Chinese diplomat (1892–1982)

Hsu Shu-hsi (徐淑希 (Xú Shūxī); April 3, 1892 – January 14, 1982) was a diplomat of the Republic of China. He represented his country in Canada, Peru and Bolivia.

==Biography==
Hsu was born in Swatow, the son and grandson of physicians. After graduating from Shantou Huaying Middle School in 1910, he studied at the University of Hong Kong. He later studied at Columbia University in the United States and received a doctorate. After returning to China, he taught at Yenching University and served as dean of the Department of Political Science, dean of the School of Social Sciences, and dean of the Law School.

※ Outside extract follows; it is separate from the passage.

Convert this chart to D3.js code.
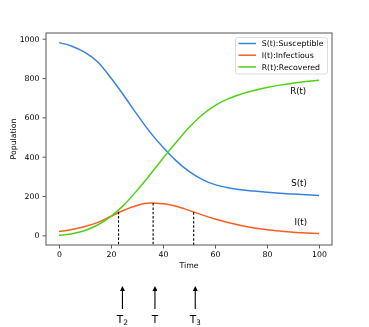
<!DOCTYPE html>
<html>
<head>
<meta charset="utf-8">
<script src="https://cdn.jsdelivr.net/npm/d3@7"></script>
<style>
  body { margin: 0; background: #fff; }
  svg { will-change: transform; }
  text, tspan { font-family: "DejaVu Sans", sans-serif; fill: #000; }
</style>
</head>
<body>
<div id="chart"></div>
<script>
// values
var time = [0, 5, 10, 15, 20, 25, 30, 35, 40, 45, 50, 55, 60, 65, 70, 75, 80, 85, 90, 95, 100]
var susceptible = [980, 962, 930, 880, 800, 710, 615, 525, 448, 380, 325, 285, 258, 242, 232, 225, 219, 214, 210, 206, 203]
var infectious = [20, 30, 45, 66, 97, 128, 152, 164, 161, 148, 127, 104, 83, 65, 50, 38, 29, 22, 16, 12, 9]
var recovered = [0, 8, 25, 54, 97, 155, 228, 308, 392, 472, 548, 612, 660, 694, 718, 737, 752, 764, 774, 782, 789]
var seriesNames = ['S(t):Susceptible', 'I(t):Infectious', 'R(t):Recovered']
var xTicks = [0, 20, 40, 60, 80, 100]
var yTicks = [0, 200, 400, 600, 800, 1000]
// dashed markers: [time, I value]
var markers = [[22.9, 120], [36.2, 164], [51.8, 117]]
// arrows under the axes
var arrowT = [24.4, 36.9, 52.4]
var arrowLabels = [['T', '2'], ['T', ''], ['T', '3']]
// curve labels: [text, time, value]
var curveLabels = [['R(t)', 92, 736], ['S(t)', 92.3, 268], ['I(t)', 93, 68]]

var conf = {
  width: 369, height: 327,
  left: 46, right: 332, top: 33, bottom: 245,
  colors: ['#3784de', '#ff5c1e', '#4fd116'],
  font: 7.8
}

var svg = d3.select('#chart')
  .append('svg')
  .attr('width', conf.width).attr('height', conf.height)

var x = d3.scaleLinear().domain([-5, 105]).range([conf.left, conf.right])
var y = d3.scaleLinear().domain([-49, 1029]).range([conf.bottom, conf.top])

// axes
svg.append('g')
  .attr('transform', 'translate(0,' + conf.bottom + ')')
  .call(d3.axisBottom(x).tickValues(xTicks).tickFormat(d3.format('d')).tickSize(3.5).tickPadding(3))
svg.append('g')
  .attr('transform', 'translate(' + conf.left + ',0)')
  .call(d3.axisLeft(y).tickValues(yTicks).tickFormat(d3.format('d')).tickSize(3.5).tickPadding(3))
svg.selectAll('.domain').remove()
svg.selectAll('.tick line').attr('stroke', '#333').attr('stroke-width', 0.8)
svg.selectAll('.tick text').style('font-size', conf.font + 'px').attr('fill', '#000')

// series lines
var series = [susceptible, infectious, recovered]
var line = d3.line()
  .x((d, i) => x(time[i]))
  .y(d => y(d))
  .curve(d3.curveMonotoneX)

svg.selectAll('.series')
  .data(series)
  .enter()
  .append('path')
  .attr('class', 'series')
  .attr('d', d => line(d))
  .attr('fill', 'none')
  .attr('stroke', (d, i) => conf.colors[i])
  .attr('stroke-width', 1.5)

// dashed verticals from I(t) down to the axis
svg.selectAll('.marker')
  .data(markers)
  .enter()
  .append('line')
  .attr('class', 'marker')
  .attr('x1', d => x(d[0])).attr('x2', d => x(d[0]))
  .attr('y1', d => y(d[1])).attr('y2', conf.bottom)
  .attr('stroke', '#000')
  .attr('stroke-width', 1.1)
  .attr('stroke-dasharray', '2.5,1.8')

// curve labels
svg.selectAll('.clbl')
  .data(curveLabels)
  .enter()
  .append('text')
  .attr('class', 'clbl')
  .attr('x', d => x(d[1]))
  .attr('y', d => y(d[2]))
  .attr('text-anchor', 'middle')
  .attr('dy', '0.35em')
  .style('font-size', '8.6px')
  .text(d => d[0])

// frame
svg.append('rect')
  .attr('x', conf.left).attr('y', conf.top)
  .attr('width', conf.right - conf.left).attr('height', conf.bottom - conf.top)
  .attr('fill', 'none').attr('stroke', '#555').attr('stroke-width', 1)

// axis labels
svg.append('text')
  .attr('x', (conf.left + conf.right) / 2).attr('y', 268)
  .attr('text-anchor', 'middle')
  .style('font-size', conf.font + 'px')
  .text('Time')
svg.append('text')
  .attr('transform', 'translate(16,' + ((conf.top + conf.bottom) / 2) + ') rotate(-90)')
  .attr('text-anchor', 'middle')
  .style('font-size', conf.font + 'px')
  .text('Population')

// legend
var lg = svg.append('g').attr('transform', 'translate(235.5,37.5)')
lg.append('rect')
  .attr('width', 92).attr('height', 36.5).attr('rx', 2)
  .attr('fill', '#fff').attr('fill-opacity', 0.8)
  .attr('stroke', '#d6d6d6').attr('stroke-width', 0.8)
var items = lg.selectAll('.item')
  .data(seriesNames)
  .enter()
  .append('g')
  .attr('class', 'item')
  .attr('transform', (d, i) => 'translate(0,' + (6 + i * 11.7) + ')')
items.append('line')
  .attr('x1', 3).attr('x2', 20.5)
  .attr('stroke', (d, i) => conf.colors[i])
  .attr('stroke-width', 1.5)
items.append('text')
  .attr('x', 26.2).attr('dy', '0.35em')
  .style('font-size', conf.font + 'px')
  .text(d => d)

// arrows below the chart
var defs = svg.append('defs')
defs.append('marker')
  .attr('id', 'head')
  .attr('viewBox', '0 0 10 10')
  .attr('refX', 0).attr('refY', 5)
  .attr('markerWidth', 7).attr('markerHeight', 5)
  .attr('markerUnits', 'userSpaceOnUse')
  .attr('orient', 'auto')
  .append('path')
  .attr('d', 'M0,0 L10,5 L0,10 z')
  .attr('fill', '#000')

svg.selectAll('.arrow')
  .data(arrowT)
  .enter()
  .append('line')
  .attr('class', 'arrow')
  .attr('x1', d => x(d)).attr('x2', d => x(d))
  .attr('y1', conf.bottom + 64).attr('y2', conf.bottom + 46)
  .attr('stroke', '#000')
  .attr('stroke-width', 1.1)
  .attr('marker-end', 'url(#head)')

var alb = svg.selectAll('.albl')
  .data(arrowLabels)
  .enter()
  .append('text')
  .attr('class', 'albl')
  .attr('x', (d, i) => x(arrowT[i]))
  .attr('y', 322.5)
  .attr('text-anchor', 'middle')
  .style('font-size', '10.5px')
alb.append('tspan').text(d => d[0])
alb.append('tspan')
  .attr('dy', 2.5)
  .style('font-size', '7.5px')
  .text(d => d[1])
</script>
</body>
</html>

From 1940, he served as deputy representative of China on the Council of the League of Nations, and in June 1942, acting director of the Asia and Western Affairs Department of the Ministry of Foreign Affairs. With the Chinese Civil War having concluded in 1949, Hsu followed the Nationalist government's retreat to the island of Taiwan, where he successively served as the Ambassador to Peru and Bolivia, plenipotentiary representative of the island's delegation to the United Nations, and Ambassador to Canada since 1956.

Hsu died at the age of 89 on January 14, 1982, at his home in Westfield, New Jersey. He was survived by his wife, Grace Wen-chung Liu—who he married in a ceremony held in 1921 at the Chongwenmen and officiated by John Leighton Stuart—his three sons: Yuan-yo, Fu-cheng Richard, and Charles Chi-chang, and four grandchildren.